• [STATED GOAL]:
Write out the material below again, unchanged.

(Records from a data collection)

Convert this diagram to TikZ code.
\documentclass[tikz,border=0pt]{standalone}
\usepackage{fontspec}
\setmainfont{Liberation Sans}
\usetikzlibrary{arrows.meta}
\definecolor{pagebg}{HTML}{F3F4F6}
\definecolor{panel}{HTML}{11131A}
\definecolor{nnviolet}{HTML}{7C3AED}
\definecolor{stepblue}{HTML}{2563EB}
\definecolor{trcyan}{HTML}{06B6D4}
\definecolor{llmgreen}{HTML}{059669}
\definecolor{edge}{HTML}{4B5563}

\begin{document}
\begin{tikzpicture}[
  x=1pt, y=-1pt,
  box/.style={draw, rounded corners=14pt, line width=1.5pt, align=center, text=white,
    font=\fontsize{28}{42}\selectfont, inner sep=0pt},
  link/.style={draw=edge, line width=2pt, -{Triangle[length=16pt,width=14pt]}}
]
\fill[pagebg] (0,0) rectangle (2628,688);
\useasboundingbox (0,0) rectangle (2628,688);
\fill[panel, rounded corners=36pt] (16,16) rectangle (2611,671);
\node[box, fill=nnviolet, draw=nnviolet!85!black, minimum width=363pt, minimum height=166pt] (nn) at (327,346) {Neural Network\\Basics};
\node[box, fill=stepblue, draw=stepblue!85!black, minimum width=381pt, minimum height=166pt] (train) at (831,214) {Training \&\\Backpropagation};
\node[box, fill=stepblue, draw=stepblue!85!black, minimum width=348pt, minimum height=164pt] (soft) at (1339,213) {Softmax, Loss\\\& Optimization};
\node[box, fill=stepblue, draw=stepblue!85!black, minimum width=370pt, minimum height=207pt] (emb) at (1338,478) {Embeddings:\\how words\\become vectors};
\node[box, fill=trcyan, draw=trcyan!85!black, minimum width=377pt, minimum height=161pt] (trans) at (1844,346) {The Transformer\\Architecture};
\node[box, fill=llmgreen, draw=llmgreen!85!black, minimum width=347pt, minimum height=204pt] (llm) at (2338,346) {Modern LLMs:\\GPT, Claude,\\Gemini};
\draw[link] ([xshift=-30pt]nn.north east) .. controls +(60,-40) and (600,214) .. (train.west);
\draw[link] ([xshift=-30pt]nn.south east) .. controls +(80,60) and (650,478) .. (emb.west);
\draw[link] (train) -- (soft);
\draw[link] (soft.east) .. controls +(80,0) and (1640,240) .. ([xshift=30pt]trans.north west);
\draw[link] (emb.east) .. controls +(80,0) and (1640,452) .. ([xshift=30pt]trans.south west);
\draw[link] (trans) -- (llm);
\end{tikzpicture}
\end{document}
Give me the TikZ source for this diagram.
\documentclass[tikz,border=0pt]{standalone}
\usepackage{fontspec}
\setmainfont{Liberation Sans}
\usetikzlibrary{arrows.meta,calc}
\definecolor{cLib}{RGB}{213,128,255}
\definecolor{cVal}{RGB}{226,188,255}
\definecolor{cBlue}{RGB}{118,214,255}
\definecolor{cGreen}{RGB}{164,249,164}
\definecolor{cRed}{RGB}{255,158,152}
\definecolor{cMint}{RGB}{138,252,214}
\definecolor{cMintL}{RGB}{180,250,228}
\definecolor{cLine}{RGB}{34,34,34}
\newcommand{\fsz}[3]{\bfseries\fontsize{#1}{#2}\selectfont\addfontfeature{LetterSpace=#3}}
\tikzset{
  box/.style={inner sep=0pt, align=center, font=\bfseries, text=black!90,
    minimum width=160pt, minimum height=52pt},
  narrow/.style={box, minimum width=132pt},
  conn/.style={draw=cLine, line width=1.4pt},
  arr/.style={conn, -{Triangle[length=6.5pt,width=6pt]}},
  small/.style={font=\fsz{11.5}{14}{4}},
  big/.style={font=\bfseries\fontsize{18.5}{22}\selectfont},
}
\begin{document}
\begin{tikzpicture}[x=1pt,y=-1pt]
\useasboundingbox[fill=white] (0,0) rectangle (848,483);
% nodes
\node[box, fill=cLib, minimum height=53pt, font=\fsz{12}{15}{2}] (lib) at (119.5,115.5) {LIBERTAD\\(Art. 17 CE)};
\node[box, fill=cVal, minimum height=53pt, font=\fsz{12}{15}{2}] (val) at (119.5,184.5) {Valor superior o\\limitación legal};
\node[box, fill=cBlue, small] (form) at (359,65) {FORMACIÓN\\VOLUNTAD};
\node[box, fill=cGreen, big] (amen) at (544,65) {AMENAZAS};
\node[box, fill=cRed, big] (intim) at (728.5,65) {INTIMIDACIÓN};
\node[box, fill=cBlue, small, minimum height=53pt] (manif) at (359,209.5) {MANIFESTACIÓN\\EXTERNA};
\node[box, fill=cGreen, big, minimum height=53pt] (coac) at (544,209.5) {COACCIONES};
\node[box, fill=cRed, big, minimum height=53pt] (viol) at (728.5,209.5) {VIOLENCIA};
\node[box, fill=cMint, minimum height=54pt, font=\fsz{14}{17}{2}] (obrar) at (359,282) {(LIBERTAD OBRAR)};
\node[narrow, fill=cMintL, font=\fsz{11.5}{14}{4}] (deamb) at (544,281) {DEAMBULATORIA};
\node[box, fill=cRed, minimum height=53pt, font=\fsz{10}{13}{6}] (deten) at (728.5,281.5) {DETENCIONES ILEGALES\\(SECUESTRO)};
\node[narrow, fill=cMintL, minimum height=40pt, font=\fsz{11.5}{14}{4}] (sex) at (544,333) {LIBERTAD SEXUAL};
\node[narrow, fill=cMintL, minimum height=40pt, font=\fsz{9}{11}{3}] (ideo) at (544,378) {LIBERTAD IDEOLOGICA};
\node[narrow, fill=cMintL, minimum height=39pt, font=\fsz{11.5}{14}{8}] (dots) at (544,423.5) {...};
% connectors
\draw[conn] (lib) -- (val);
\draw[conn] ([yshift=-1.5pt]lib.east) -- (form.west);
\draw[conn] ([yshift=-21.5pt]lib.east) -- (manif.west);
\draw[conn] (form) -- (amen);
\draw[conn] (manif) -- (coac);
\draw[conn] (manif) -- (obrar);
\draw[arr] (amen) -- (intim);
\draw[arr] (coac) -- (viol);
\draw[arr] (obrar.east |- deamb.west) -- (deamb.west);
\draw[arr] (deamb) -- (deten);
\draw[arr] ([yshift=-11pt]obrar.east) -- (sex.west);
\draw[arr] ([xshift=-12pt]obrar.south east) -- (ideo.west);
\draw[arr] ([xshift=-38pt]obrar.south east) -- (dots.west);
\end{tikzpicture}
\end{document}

• [REPLY]:
Convert this diagram to TikZ code.
\documentclass[tikz,border=0pt]{standalone}
\usepackage{fontspec}
\setmainfont{Liberation Sans}
\usetikzlibrary{arrows.meta}
\definecolor{pagebg}{HTML}{F3F4F6}
\definecolor{panel}{HTML}{11131A}
\definecolor{nnviolet}{HTML}{7C3AED}
\definecolor{stepblue}{HTML}{2563EB}
\definecolor{trcyan}{HTML}{06B6D4}
\definecolor{llmgreen}{HTML}{059669}
\definecolor{edge}{HTML}{4B5563}

\begin{document}
\begin{tikzpicture}[
  x=1pt, y=-1pt,
  box/.style={draw, rounded corners=14pt, line width=1.5pt, align=center, text=white,
    font=\fontsize{28}{42}\selectfont, inner sep=0pt},
  link/.style={draw=edge, line width=2pt, -{Triangle[length=16pt,width=14pt]}}
]
\fill[pagebg] (0,0) rectangle (2628,688);
\useasboundingbox (0,0) rectangle (2628,688);
\fill[panel, rounded corners=36pt] (16,16) rectangle (2611,671);
\node[box, fill=nnviolet, draw=nnviolet!85!black, minimum width=363pt, minimum height=166pt] (nn) at (327,346) {Neural Network\\Basics};
\node[box, fill=stepblue, draw=stepblue!85!black, minimum width=381pt, minimum height=166pt] (train) at (831,214) {Training \&\\Backpropagation};
\node[box, fill=stepblue, draw=stepblue!85!black, minimum width=348pt, minimum height=164pt] (soft) at (1339,213) {Softmax, Loss\\\& Optimization};
\node[box, fill=stepblue, draw=stepblue!85!black, minimum width=370pt, minimum height=207pt] (emb) at (1338,478) {Embeddings:\\how words\\become vectors};
\node[box, fill=trcyan, draw=trcyan!85!black, minimum width=377pt, minimum height=161pt] (trans) at (1844,346) {The Transformer\\Architecture};
\node[box, fill=llmgreen, draw=llmgreen!85!black, minimum width=347pt, minimum height=204pt] (llm) at (2338,346) {Modern LLMs:\\GPT, Claude,\\Gemini};
\draw[link] ([xshift=-30pt]nn.north east) .. controls +(60,-40) and (600,214) .. (train.west);
\draw[link] ([xshift=-30pt]nn.south east) .. controls +(80,60) and (650,478) .. (emb.west);
\draw[link] (train) -- (soft);
\draw[link] (soft.east) .. controls +(80,0) and (1640,240) .. ([xshift=30pt]trans.north west);
\draw[link] (emb.east) .. controls +(80,0) and (1640,452) .. ([xshift=30pt]trans.south west);
\draw[link] (trans) -- (llm);
\end{tikzpicture}
\end{document}
Give me the TikZ source for this diagram.
\documentclass[tikz,border=0pt]{standalone}
\usepackage{fontspec}
\setmainfont{Liberation Sans}
\usetikzlibrary{arrows.meta,calc}
\definecolor{cLib}{RGB}{213,128,255}
\definecolor{cVal}{RGB}{226,188,255}
\definecolor{cBlue}{RGB}{118,214,255}
\definecolor{cGreen}{RGB}{164,249,164}
\definecolor{cRed}{RGB}{255,158,152}
\definecolor{cMint}{RGB}{138,252,214}
\definecolor{cMintL}{RGB}{180,250,228}
\definecolor{cLine}{RGB}{34,34,34}
\newcommand{\fsz}[3]{\bfseries\fontsize{#1}{#2}\selectfont\addfontfeature{LetterSpace=#3}}
\tikzset{
  box/.style={inner sep=0pt, align=center, font=\bfseries, text=black!90,
    minimum width=160pt, minimum height=52pt},
  narrow/.style={box, minimum width=132pt},
  conn/.style={draw=cLine, line width=1.4pt},
  arr/.style={conn, -{Triangle[length=6.5pt,width=6pt]}},
  small/.style={font=\fsz{11.5}{14}{4}},
  big/.style={font=\bfseries\fontsize{18.5}{22}\selectfont},
}
\begin{document}
\begin{tikzpicture}[x=1pt,y=-1pt]
\useasboundingbox[fill=white] (0,0) rectangle (848,483);
% nodes
\node[box, fill=cLib, minimum height=53pt, font=\fsz{12}{15}{2}] (lib) at (119.5,115.5) {LIBERTAD\\(Art. 17 CE)};
\node[box, fill=cVal, minimum height=53pt, font=\fsz{12}{15}{2}] (val) at (119.5,184.5) {Valor superior o\\limitación legal};
\node[box, fill=cBlue, small] (form) at (359,65) {FORMACIÓN\\VOLUNTAD};
\node[box, fill=cGreen, big] (amen) at (544,65) {AMENAZAS};
\node[box, fill=cRed, big] (intim) at (728.5,65) {INTIMIDACIÓN};
\node[box, fill=cBlue, small, minimum height=53pt] (manif) at (359,209.5) {MANIFESTACIÓN\\EXTERNA};
\node[box, fill=cGreen, big, minimum height=53pt] (coac) at (544,209.5) {COACCIONES};
\node[box, fill=cRed, big, minimum height=53pt] (viol) at (728.5,209.5) {VIOLENCIA};
\node[box, fill=cMint, minimum height=54pt, font=\fsz{14}{17}{2}] (obrar) at (359,282) {(LIBERTAD OBRAR)};
\node[narrow, fill=cMintL, font=\fsz{11.5}{14}{4}] (deamb) at (544,281) {DEAMBULATORIA};
\node[box, fill=cRed, minimum height=53pt, font=\fsz{10}{13}{6}] (deten) at (728.5,281.5) {DETENCIONES ILEGALES\\(SECUESTRO)};
\node[narrow, fill=cMintL, minimum height=40pt, font=\fsz{11.5}{14}{4}] (sex) at (544,333) {LIBERTAD SEXUAL};
\node[narrow, fill=cMintL, minimum height=40pt, font=\fsz{9}{11}{3}] (ideo) at (544,378) {LIBERTAD IDEOLOGICA};
\node[narrow, fill=cMintL, minimum height=39pt, font=\fsz{11.5}{14}{8}] (dots) at (544,423.5) {...};
% connectors
\draw[conn] (lib) -- (val);
\draw[conn] ([yshift=-1.5pt]lib.east) -- (form.west);
\draw[conn] ([yshift=-21.5pt]lib.east) -- (manif.west);
\draw[conn] (form) -- (amen);
\draw[conn] (manif) -- (coac);
\draw[conn] (manif) -- (obrar);
\draw[arr] (amen) -- (intim);
\draw[arr] (coac) -- (viol);
\draw[arr] (obrar.east |- deamb.west) -- (deamb.west);
\draw[arr] (deamb) -- (deten);
\draw[arr] ([yshift=-11pt]obrar.east) -- (sex.west);
\draw[arr] ([xshift=-12pt]obrar.south east) -- (ideo.west);
\draw[arr] ([xshift=-38pt]obrar.south east) -- (dots.west);
\end{tikzpicture}
\end{document}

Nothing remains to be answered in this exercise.